В результате речи Галена и распространения тысяч ее копий нацисты столкнулись с нарастающим общественным недовольством. Они уже имели опыт волнений в католических районах Германии после введения в начале 1941 года ограничительных мер — таких как запрет монашкам преподавать в образовательных учреждениях. Особенное возмущение вызвал запрет символа распятия в школах.
Результатом этого стали многочисленные петиции и даже уличные демонстрации. Важно отметить, что участники многих протестов заявляли, что они полностью поддерживают Гитлера, но протестуют против его подчиненных, которые, по их мнению, занимаются произволом, пользуясь тем, что внимание фюрера занято войной. «На вас надеты коричневые рубашки, писал один из протестующих о функционерах НСДАП, но в душе вы — большевики и евреи. Иначе вы бы не действовали за спиной у фюрера. Наш фюрер никогда бы не отдал подобных приказов.
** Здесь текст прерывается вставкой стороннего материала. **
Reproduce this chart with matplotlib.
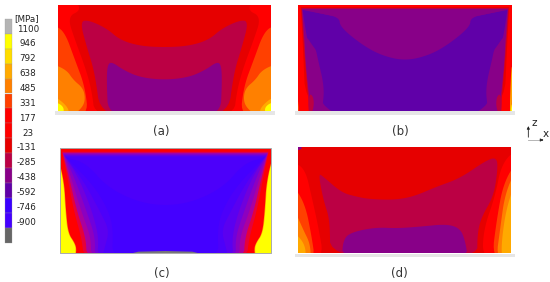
import matplotlib
matplotlib.use('Agg')
import matplotlib.pyplot as plt
from matplotlib.patches import Rectangle

# legend of the stress plot
level_labels = ['1100', '946', '792', '638', '485', '331', '177', '23', '-131',
                '-285', '-438', '-592', '-746', '-900']
level_colors = ['#b4b4b4', '#ffff00', '#ffdd00', '#ffaa00', '#ff8000', '#ff4000',
                '#ff0000', '#ff0000', '#e60000', '#bb0044', '#880088', '#6000a8',
                '#3a00ff', '#4400ff', '#666666']

YEL, GOLD, AMB, ORG, ORED, RED, DRED, CRIM, PUR, VIO = (
    '#ffff00', '#ffdd00', '#ffaa00', '#ff8000', '#ff4000',
    '#ff0000', '#e60000', '#bb0044', '#880088', '#6000a8')
BLUE = '#4400ff'

# contour bands in 3x crop units
# chains that start and end on the centre line get closed by mirroring,
# anything else with a centre given is just drawn twice
# a point written three times stays a sharp corner after smoothing
a_rect = (24, 14, 662, 333)
a_center = 343
a_bands = [
    (ORED, [(24, 75), (42, 90), (75, 180), (105, 260), (115, 333), (24, 333)]),
    (ORG, [(24, 190), (50, 210), (70, 240), (100, 265), (106, 300), (95, 325), (60, 333), (24, 333)]),
    (AMB, [(24, 280), (60, 325), (50, 333), (24, 333)]),
    (YEL, [(24, 300), (45, 320), (35, 333), (24, 333)]),
    (DRED, [(343, 14), (70, 14), (95, 30), (52, 50), (75, 120), (105, 200), (125, 270), (135, 333), (343, 333)]),
    (CRIM, [(343, 142), (270, 138), (210, 120), (170, 85), (115, 60), (90, 65), (110, 140), (135, 220), (152, 333), (343, 333)]),
    (PUR, [(343, 240), (270, 232), (220, 210), (185, 185), (172, 195), (170, 250), (175, 333), (343, 333)]),
]

b_rect = (54, 14, 697, 333)
b_center = 375
b_bands = [
    (AMB, [(54, 150), (62, 333), (54, 333)]),
    (YEL, [(54, 300), (60, 333), (54, 333)]),
    (DRED, [(375, 21), (62, 21), (62, 21), (62, 21), (68, 120), (78, 333), (375, 333)]),
    (CRIM, [(375, 24), (64, 24), (64, 24), (64, 24), (72, 150), (85, 300), (90, 333), (375, 333)]),
    (PUR, [(375, 28), (66, 28), (66, 28), (66, 28), (72, 100), (85, 280), (100, 333), (375, 333)]),
    (VIO, [(375, 50), (178, 52), (120, 40), (68, 30), (68, 30), (68, 30), (78, 100), (100, 200), (130, 333), (375, 333)]),
    (PUR, [(73, 100), (100, 140), (108, 150), (113, 175), (133, 260), (128, 320), (120, 333), (90, 333), (88, 280), (78, 200)]),
    (CRIM, [(88, 280), (100, 290), (102, 320), (90, 333), (84, 320)]),
    (PUR, [(375, 28), (66, 28), (66, 28), (66, 28), (120, 40), (178, 52), (180, 80), (240, 130), (300, 165), (375, 183)]),
]

c_rect = (30, 24, 662, 340)
c_center = 346
c_bands = [
    (AMB, [(346, 24), (30, 24), (30, 24), (30, 24), (40, 115), (46, 215), (53, 280), (72, 308), (78, 328), (72, 340), (346, 340)]),
    (RED, [(346, 24), (30, 24), (30, 24), (30, 24), (42, 115), (48, 215), (55, 280), (74, 308), (80, 328), (74, 340), (346, 340)]),
    ('#e6003a', [(346, 35), (36, 35), (36, 35), (36, 35), (53, 115), (72, 215), (95, 295), (102, 340), (346, 340)]),
    ('#aa00a0', [(346, 38), (38, 38), (38, 38), (38, 38), (58, 115), (81, 215), (108, 295), (110, 340), (346, 340)]),
    ('#8c00c0', [(346, 41), (40, 41), (40, 41), (40, 41), (64, 115), (94, 215), (124, 295), (122, 340), (346, 340)]),
    ('#7000dc', [(346, 44), (42, 44), (42, 44), (42, 44), (74, 115), (110, 215), (137, 295), (132, 340), (346, 340)]),
    ('#5a00f0', [(346, 47), (44, 47), (44, 47), (44, 47), (87, 115), (127, 215), (147, 295), (140, 340), (346, 340)]),
    ('#4c00fa', [(346, 50), (46, 50), (46, 50), (46, 50), (105, 130), (150, 215), (178, 270), (165, 320), (155, 340), (346, 340)]),
    (BLUE, [(346, 198), (260, 185), (170, 140), (110, 70), (48, 52), (48, 52), (48, 52), (130, 135), (175, 210), (190, 270), (185, 340), (346, 340)]),
]

d_rect = (55, 22, 692, 340)
d_bands = [
    (RED, [(55, 65), (75, 85), (95, 170), (115, 260), (132, 340), (55, 340)]),
    (ORED, [(55, 130), (75, 190), (95, 290), (105, 340), (55, 340)]),
    (ORG, [(55, 190), (70, 270), (90, 310), (93, 340), (55, 340)]),
    (AMB, [(55, 270), (75, 310), (78, 340), (55, 340)]),
    (RED, [(692, 25), (665, 70), (645, 170), (610, 270), (608, 340), (692, 340)]),
    (ORED, [(692, 60), (670, 130), (650, 240), (635, 340), (692, 340)]),
    (ORG, [(692, 80), (675, 160), (660, 270), (648, 340), (692, 340)]),
    (AMB, [(692, 110), (680, 200), (665, 300), (665, 340), (692, 340)]),
    (CRIM, [(115, 100), (130, 110), (185, 158), (230, 170), (265, 177), (340, 180), (400, 170), (470, 140),
            (540, 115), (620, 60), (652, 52), (652, 100), (640, 170), (605, 230), (592, 280), (592, 340),
            (150, 340), (150, 240), (130, 180)]),
    (PUR, [(185, 340), (190, 295), (220, 275), (290, 262), (350, 265), (420, 260), (500, 252), (540, 265),
           (555, 300), (565, 340)]),
    (PUR, [(55, 22), (75, 25), (55, 35)]),
]


def crop_axes(fig, x, y, w, h):
    # axes covering a piece of the picture, its data units are 3x crop pixels
    ax = fig.add_axes([x / 550, 1 - (y + h) / 282, w / 550, h / 282])
    ax.set_xlim(0, w * 3)
    ax.set_ylim(h * 3, 0)
    ax.axis('off')
    return ax


def push_out(pts, rect):
    # vertices on the panel edge go outside so smoothing doesnt eat the corners
    x0, top, x1, bot = rect
    out = []
    for x, y in pts:
        if x == x0:
            x -= 20
        if x == x1:
            x += 20
        if y == top:
            y -= 20
        if y == bot:
            y += 20
        out.append((x, y))
    return out


def smooth(pts, rounds=3):
    # corner cutting on a closed outline
    for _ in range(rounds):
        new = []
        for i, p in enumerate(pts):
            q = pts[(i + 1) % len(pts)]
            new.append((0.75 * p[0] + 0.25 * q[0], 0.75 * p[1] + 0.25 * q[1]))
            new.append((0.25 * p[0] + 0.75 * q[0], 0.25 * p[1] + 0.75 * q[1]))
        pts = new
    return pts


def fill_band(ax, color, pts, rect, center=None):
    clip = Rectangle((rect[0], rect[1]), rect[2] - rect[0], rect[3] - rect[1], transform=ax.transData)
    outlines = [pts]
    if center is not None:
        mirrored = [(2 * center - x, y) for x, y in pts]
        if pts[0][0] == center and pts[-1][0] == center:
            outlines = [pts + mirrored[-2:0:-1]]
        else:
            outlines.append(mirrored)
    for line in outlines:
        line = smooth(push_out(line, rect))
        patches = ax.fill([p[0] for p in line], [p[1] for p in line], color=color, lw=0)
        patches[0].set_clip_path(clip)


def rect_band(ax, rect, color):
    x0, top, x1, bot = rect
    ax.fill([x0, x1, x1, x0], [top, top, bot, bot], color=color, lw=0)


plt.rcParams['font.family'] = 'DejaVu Sans'
fig = plt.figure(figsize=(5.5, 2.82), dpi=100)

# colour scale
cax = crop_axes(fig, 0, 0, 60, 250)
seg = 44.7
bottoms = [57 + i * seg for i in range(len(level_colors))]
cax.bar([25] * len(level_colors), [seg] * len(level_colors), width=23, bottom=bottoms,
        color=level_colors, edgecolor='#999999', linewidth=0.2)
cax.text(80, 56, '[MPa]', ha='center', va='center', fontsize=6.3, color='#222222')
for i, lab in enumerate(level_labels):
    cax.text(83 if not lab.startswith('-') else 79, 87 + i * 44.6, lab, ha='center', va='center',
             fontsize=6.3, color='#222222')

# (a)
ax = crop_axes(fig, 50, 0, 230, 140)
ax.fill([14, 675, 675, 14], [333, 333, 345, 345], color='#e6e6e6', lw=0)
rect_band(ax, a_rect, RED)
for col, pts in a_bands:
    fill_band(ax, col, pts, a_rect, a_center)
ax.text(333, 393, '(a)', ha='center', va='center', fontsize=8.5, color='#333333')

# (b)
ax = crop_axes(fig, 280, 0, 270, 140)
ax.fill([45, 705, 705, 45], [333, 333, 345, 345], color='#e6e6e6', lw=0)
rect_band(ax, b_rect, RED)
for col, pts in b_bands:
    fill_band(ax, col, pts, b_rect, b_center)
ax.text(360, 393, '(b)', ha='center', va='center', fontsize=8.5, color='#333333')

# (c)
ax = crop_axes(fig, 50, 140, 230, 142)
rect_band(ax, c_rect, YEL)
for col, pts in c_bands:
    fill_band(ax, col, pts, c_rect, c_center)
ax.fill([245, 265, 346, 427, 447], [340, 335, 333, 335, 340], color='#777777', lw=0)
ax.plot([30, 662, 662, 30, 30], [24, 24, 340, 340, 24], color='#aaaaaa', lw=0.7)
ax.text(334, 402, '(c)', ha='center', va='center', fontsize=8.5, color='#333333')

# (d)
ax = crop_axes(fig, 280, 140, 270, 142)
ax.fill([45, 705, 705, 45], [341, 341, 350, 350], color='#e6e6e6', lw=0)
rect_band(ax, d_rect, DRED)
for col, pts in d_bands:
    fill_band(ax, col, pts, d_rect)
ax.text(358, 400, '(d)', ha='center', va='center', fontsize=8.5, color='#333333')

# z-x triad
tax = crop_axes(fig, 510, 110, 40, 40)
tax.annotate('', xy=(55, 40), xytext=(55, 90),
             arrowprops=dict(arrowstyle='-|>', color='#222222', lw=0.6, mutation_scale=4))
tax.plot([55, 92], [90, 90], color='#aaaaaa', lw=0.6)
tax.annotate('', xy=(100, 90), xytext=(88, 90),
             arrowprops=dict(arrowstyle='-|>', color='#222222', lw=0.6, mutation_scale=4))
tax.text(72, 40, 'z', ha='center', va='center', fontsize=7.5, color='#222222')
tax.text(107, 72, 'x', ha='center', va='center', fontsize=7.5, color='#222222')

fig.savefig('out.png', dpi=100)
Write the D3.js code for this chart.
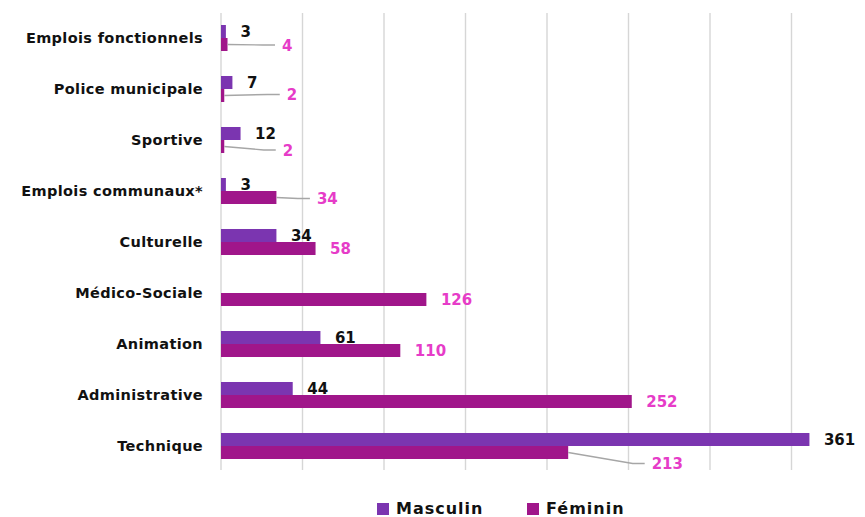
<!DOCTYPE html>
<html><head><meta charset="utf-8">
<script src="https://cdn.jsdelivr.net/npm/d3@7"></script>
<style>
html,body{margin:0;padding:0;background:#fff;}
svg{display:block;font-family:"DejaVu Sans",Verdana,sans-serif;}
</style></head>
<body>
<svg id="chart" width="865" height="517"></svg>
<script>
const categories = ["Emplois fonctionnels","Police municipale","Sportive","Emplois communaux*","Culturelle","Médico-Sociale","Animation","Administrative","Technique"];
const masculin = [3,7,12,3,34,null,61,44,361];
const feminin = [4,2,2,34,58,126,110,252,213];
const seriesNames = ["Masculin","Féminin"];
const xTicks = [0,50,100,150,200,250,300,350];

// style: label offsets (px) for Féminin labels moved with a leader line
const femLabelOffsets = [[40,0.5],[48,-1],[44,3.5],[26,1],[0,0],[0,0],[0,0],[0,0],[69,11]];
const colors = {"Masculin":"#7B35B0","Féminin":"#A0168A"};
const labelColors = {"Masculin":"#111111","Féminin":"#E63CC8"};

const svg = d3.select("#chart");
const x = d3.scaleLinear().domain([0,400]).range([221,873]);
const y = d3.scaleBand().domain(categories).range([12.5,471.5]).paddingInner(0.49).paddingOuter(0.245);
const ys = d3.scaleBand().domain(seriesNames).range([0,y.bandwidth()]);

// gridlines
svg.append("g").selectAll("line").data(xTicks).join("line")
  .attr("x1",d=>x(d)).attr("x2",d=>x(d))
  .attr("y1",13).attr("y2",470)
  .attr("stroke","#d6d6d6").attr("stroke-width",1.4);

// category labels
svg.append("g").selectAll("text").data(categories).join("text")
  .attr("x",203).attr("y",d=>y(d)+y.bandwidth()/2+5)
  .attr("text-anchor","end")
  .attr("font-size","14.5px").attr("font-weight","bold")
  .attr("letter-spacing","0.35px")
  .attr("fill","#111")
  .text(d=>d);

const series = [
  {name:"Masculin", values:masculin},
  {name:"Féminin", values:feminin}
];

series.forEach(s=>{
  const g = svg.append("g");
  const items = categories.map((c,i)=>({c,i,v:s.values[i]})).filter(d=>d.v!==null);
  g.selectAll("rect").data(items).join("rect")
    .attr("x",x(0))
    .attr("y",d=>y(d.c)+ys(s.name))
    .attr("width",d=>x(d.v)-x(0))
    .attr("height",ys.bandwidth())
    .attr("fill",colors[s.name]);

  items.forEach(d=>{
    const cy = y(d.c)+ys(s.name)+ys.bandwidth()/2;
    const x0 = x(d.v);
    let lx = x0+14.5, ly = cy;
    if(s.name==="Féminin"){
      const off = femLabelOffsets[d.i];
      if(off[0]!==0 || off[1]!==0){
        lx += off[0]; ly += off[1];
        const endX = lx-7;
        const elbowX = endX-12;
        g.append("polyline")
          .attr("points",`${x0},${cy} ${elbowX},${ly} ${endX},${ly}`)
          .attr("fill","none").attr("stroke","#a6a6a6").attr("stroke-width",1.4);
      }
    }
    g.append("text")
      .attr("x",lx).attr("y",ly+5.5)
      .attr("font-size","15px").attr("font-weight","bold")
      .attr("fill",labelColors[s.name])
      .text(d.v);
  });
});

// legend
const legendPos = [377,527];
const lg = svg.append("g");
seriesNames.forEach((n,i)=>{
  lg.append("rect").attr("x",legendPos[i]).attr("y",503).attr("width",12).attr("height",12).attr("fill",colors[n]);
  lg.append("text").attr("x",legendPos[i]+19).attr("y",514)
    .attr("font-size","16px").attr("font-weight","bold").attr("letter-spacing","1px")
    .attr("fill","#111").text(n);
});
</script>
</body></html>
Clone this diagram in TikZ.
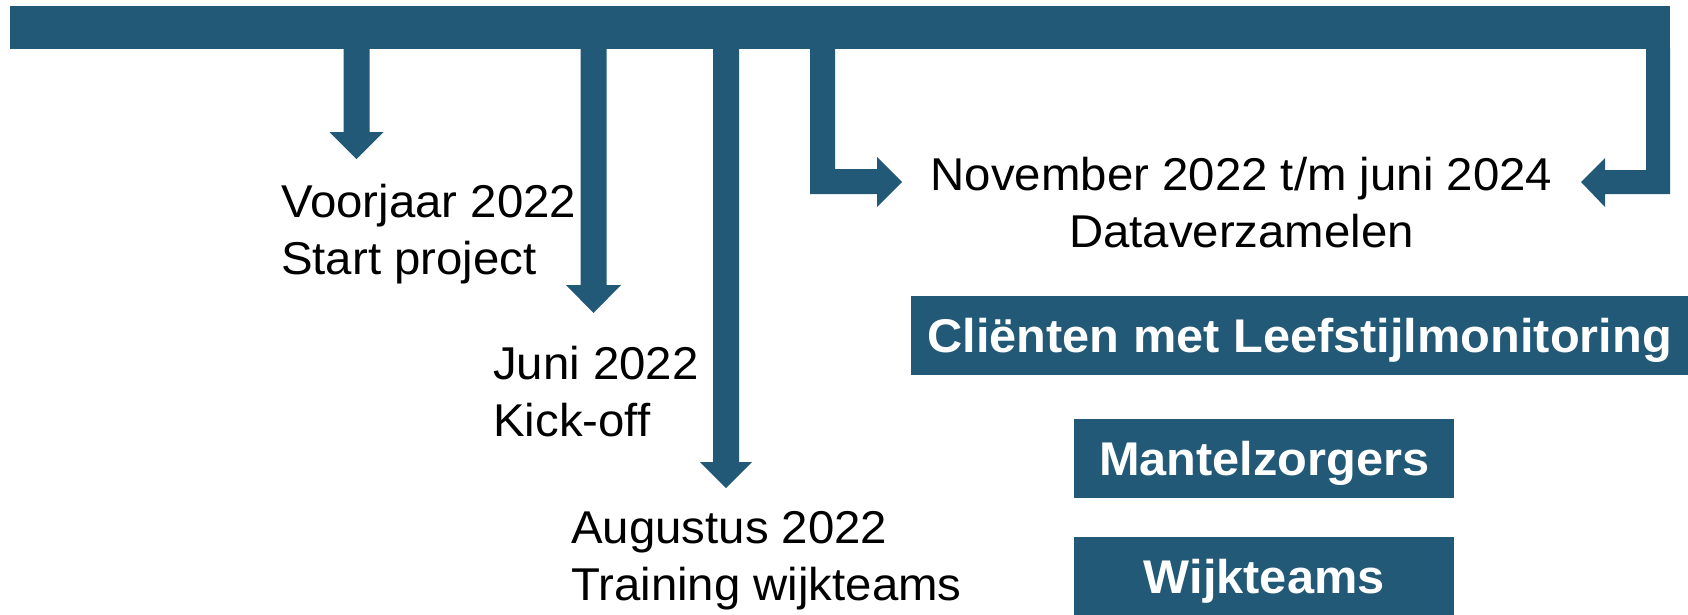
\documentclass[tikz,border=0pt]{standalone}
\usepackage{fontspec}
\setmainfont{Liberation Sans}[FakeStretch=1.03]
\definecolor{teal}{RGB}{34,89,119}
\begin{document}
\begin{tikzpicture}[x=1pt,y=-1pt,
  lbl/.style={inner sep=0pt,font=\fontsize{46}{57}\selectfont,text=black},
  tag/.style={fill=teal,text=white,inner sep=0pt,text height=56pt,text depth=23pt,
    font=\fontsize{47.3}{56}\selectfont\bfseries},
  arrowshape/.style={fill=teal}]
\useasboundingbox (0,0) rectangle (1688,614);
% timeline bar
\fill[arrowshape] (10,6) rectangle (1670,49);
% arrow 1
\fill[arrowshape] (343.5,48) -- (369.5,48) -- (369.5,132) -- (383.5,132) -- (356.5,159)
  -- (329.5,132) -- (343.5,132) -- cycle;
% arrow 2
\fill[arrowshape] (580.5,48) -- (606.5,48) -- (606.5,285) -- (621,285) -- (593.5,313)
  -- (566,285) -- (580.5,285) -- cycle;
% arrow 3
\fill[arrowshape] (713,48) -- (739,48) -- (739,462) -- (752,462) -- (726,488)
  -- (700,462) -- (713,462) -- cycle;
% left bracket arrow
\fill[arrowshape] (810,48) -- (835,48) -- (835,169) -- (877,169) -- (877,157) -- (902,182)
  -- (877,207) -- (877,194) -- (810,194) -- cycle;
% right bracket arrow
\fill[arrowshape] (1670,48) -- (1646,48) -- (1646,170) -- (1605,170) -- (1605,158) -- (1581,182)
  -- (1605,207) -- (1605,194) -- (1670,194) -- cycle;
% labels (base anchor = baseline of the last line)
\node[lbl,anchor=base west,align=left] (voorjaar) at (281,274) {Voorjaar 2022\\Start project};
\node[lbl,anchor=base west,align=left] (juni) at (493,436) {Juni 2022\\Kick-off};
\node[lbl,anchor=base west,align=left] (aug) at (571,600) {Augustus 2022\\Training wijkteams};
\node[lbl,anchor=base,align=center] (nov) at (1241.5,247) {November 2022 t/m juni 2024\\Dataverzamelen};
% boxes
\node[tag,anchor=north west,minimum width=777pt] (clienten) at (911,296) {Cliënten met Leefstijlmonitoring};
\node[tag,anchor=north west,minimum width=380pt] (mantel) at (1074,419) {Mantelzorgers};
\node[tag,anchor=north west,minimum width=380pt] (wijk) at (1074,537) {Wijkteams};
\end{tikzpicture}
\end{document}
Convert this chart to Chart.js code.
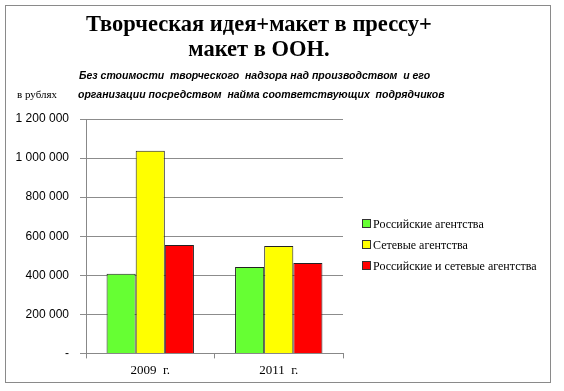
<!DOCTYPE html>
<html>
<head>
<meta charset="utf-8">
<script src="https://cdn.jsdelivr.net/npm/chart.js@4/dist/chart.umd.min.js"></script>
<style>
  html, body { margin: 0; padding: 0; background: #fff; }
  #wrap { position: relative; width: 564px; height: 391px; overflow: hidden; }
  #frame { position: absolute; left: 5px; top: 5px; width: 546px; height: 378px; border: 1px solid #8a8a8a; box-sizing: border-box; }
  #chart { position: absolute; left: 0; top: 0; }
  .title { position: absolute; left: 0; width: 518px; text-align: center; font-family: "Liberation Serif", serif; font-weight: bold; font-size: 22.5px; line-height: 26px; color: #000; }
  .note { position: absolute; font-family: "Liberation Sans", Arial, sans-serif; font-weight: bold; font-style: italic; font-size: 10.5px; color: #000; white-space: nowrap; }
  #unit { position: absolute; left: 17px; top: 88px; font-family: "Liberation Serif", serif; font-size: 11px; color: #000; }
  #legend { position: absolute; left: 362px; top: 216px; font-family: "Liberation Serif", serif; font-size: 12px; color: #000; }
  #legend div { height: 21px; line-height: 16px; white-space: nowrap; }
  #legend span { display: inline-block; width: 7px; height: 7px; border: 1px solid #333; margin-right: 2px; vertical-align: 0px; }
</style>
</head>
<body>
<div id="wrap">
  <canvas id="chart" width="564" height="391"></canvas>
  <div id="frame"></div>
  <div class="title" style="top:11px;">Творческая идея+макет в прессу+</div>
  <div class="title" style="top:36px;">макет в ООН.</div>
  <div class="note" style="left:79px; top:69px;">Без стоимости&nbsp; творческого&nbsp; надзора над производством&nbsp; и его</div>
  <div class="note" style="left:78px; top:88px;">организации посредством&nbsp; найма соответствующих&nbsp; подрядчиков</div>
  <div id="unit">в рублях</div>
  <div id="legend"></div>
</div>
<script>
// categories and series
const years = ['2009  г.', '2011  г.'];
const seriesNames = ['Российские  агентства', 'Сетевые  агентства', 'Российские  и сетевые агентства'];
const russianAgencies = [408000, 442000];
const networkAgencies = [1037000, 550000];
const mixedAgencies = [555000, 463000];
const colors = ['#66ff33', '#ffff00', '#ff0000'];
const yTicks = [0, 200000, 400000, 600000, 800000, 1000000, 1200000];

function fmt(v) {
  if (v === 0) return '-';
  return String(v).replace(/\B(?=(\d{3})+(?!\d))/g, ' ');
}

const values = [russianAgencies, networkAgencies, mixedAgencies];

new Chart(document.getElementById('chart'), {
  type: 'bar',
  data: {
    labels: years,
    datasets: seriesNames.map((name, i) => ({
      label: name,
      data: values[i],
      backgroundColor: colors[i],
      borderColor: '#222',
      borderWidth: 1,
      borderSkipped: 'bottom',
      categoryPercentage: 0.68,
      barPercentage: 1
    }))
  },
  options: {
    responsive: false,
    animation: false,
    layout: { padding: { left: 0, top: 119, right: 221, bottom: 9 } },
    plugins: { legend: { display: false }, tooltip: { enabled: false } },
    scales: {
      x: {
        grid: { drawOnChartArea: false, drawTicks: true, tickLength: 5, color: '#888', offset: true },
        border: { color: '#888' },
        ticks: { color: '#000', font: { family: 'Liberation Serif', size: 13 }, padding: 4 }
      },
      y: {
        min: 0,
        max: 1200000,
        afterBuildTicks: axis => { axis.ticks = yTicks.map(v => ({ value: v })); },
        afterFit: axis => { axis.width = 86; },
        grid: { color: '#8c8c8c', lineWidth: 1, tickLength: 6 },
        border: { color: '#888' },
        ticks: { color: '#000', font: { family: 'Liberation Sans', size: 12 }, padding: 11, callback: v => fmt(v) }
      }
    }
  }
});

const legend = document.getElementById('legend');
seriesNames.forEach((name, i) => {
  const row = document.createElement('div');
  const box = document.createElement('span');
  box.style.background = colors[i];
  row.appendChild(box);
  row.appendChild(document.createTextNode(name));
  legend.appendChild(row);
});
</script>
</body>
</html>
Каждый день он думает о наших солдатах на полях битвы, а не о том, чтобы убирать распятия из школ…»‹47› В письме же Марии Айгнер, жительницы деревни к югу от Мюнхена, говорилось: «Я — мать восьми детей. Фюрер наградил меня орденом Золотого материнского креста. Мне совершенно непонятно, почему мой младший ребенок, который в понедельник в первый раз в жизни пошел в школу, не может увидеть там распятия, если все семь его братьев и сестер выросли под его сенью. Двое из пяти моих сыновей уже служат в армии, и наличие распятий в школе никак не повредило им. Наоборот, они научились самопожертвованию благодаря ему. Я никак не могу понять, почему фюрер, так заботящийся о наших солдатах, сражающихся против большевизма на Восточном фронте, может допускать подобные вещи»‹48›.
Мы видим, с какой ловкостью Гитлер пользовался распространенным среди простых немцев мнением, что корень всех проблем кроется в произволе со стороны чиновников НСДАП, и что «если бы фюрер только узнал», то все бы немедленно наладилось. И в свете этого становится тем более понятно, почему он старался дистанцироваться от мер, реализации которых так желал: ведь если бы он открыто поддержал запрет распятий в школах и эвтаназию, то многие из его сторонников — в особенности миллионы христиан — разочаровались бы в нем.
Поэтому, несмотря на свое отвращение к христианству, Гитлер распорядился снять пресловутый запрет. Более того, он не только не отправил епископа Галена в концлагерь за публичное несогласие с его политикой эвтаназии, но и распорядился приостановить перемещение нетрудоспособных граждан в центры уничтожения. За время действия программы эвтаназии в этих центрах было убито более 90 000 человек. Однако полностью убийства не прекращались никогда. Программа уничтожения больных узников концлагерей в рамках процедуры 14 f13 продолжала свое существование, и некоторые психиатрические лечебницы продолжали убивать пациентов непосредственно на месте. Но скрывать их нацистам было гораздо легче, чем факт перевозки пациентов в центры уничтожения.
Эти события показали, что у церкви все еще сохраняются рычаги для организации народного протеста. Сам Гитлер сказал в одной из неофициальных бесед той осенью, что предпочтет дождаться «медленной смерти» христианства, чем вызывать огонь общественного недовольства. «Важнее всего, — говорил он, — проявить благоразумие и не ввязываться в битву там, где ее можно избежать»‹49›.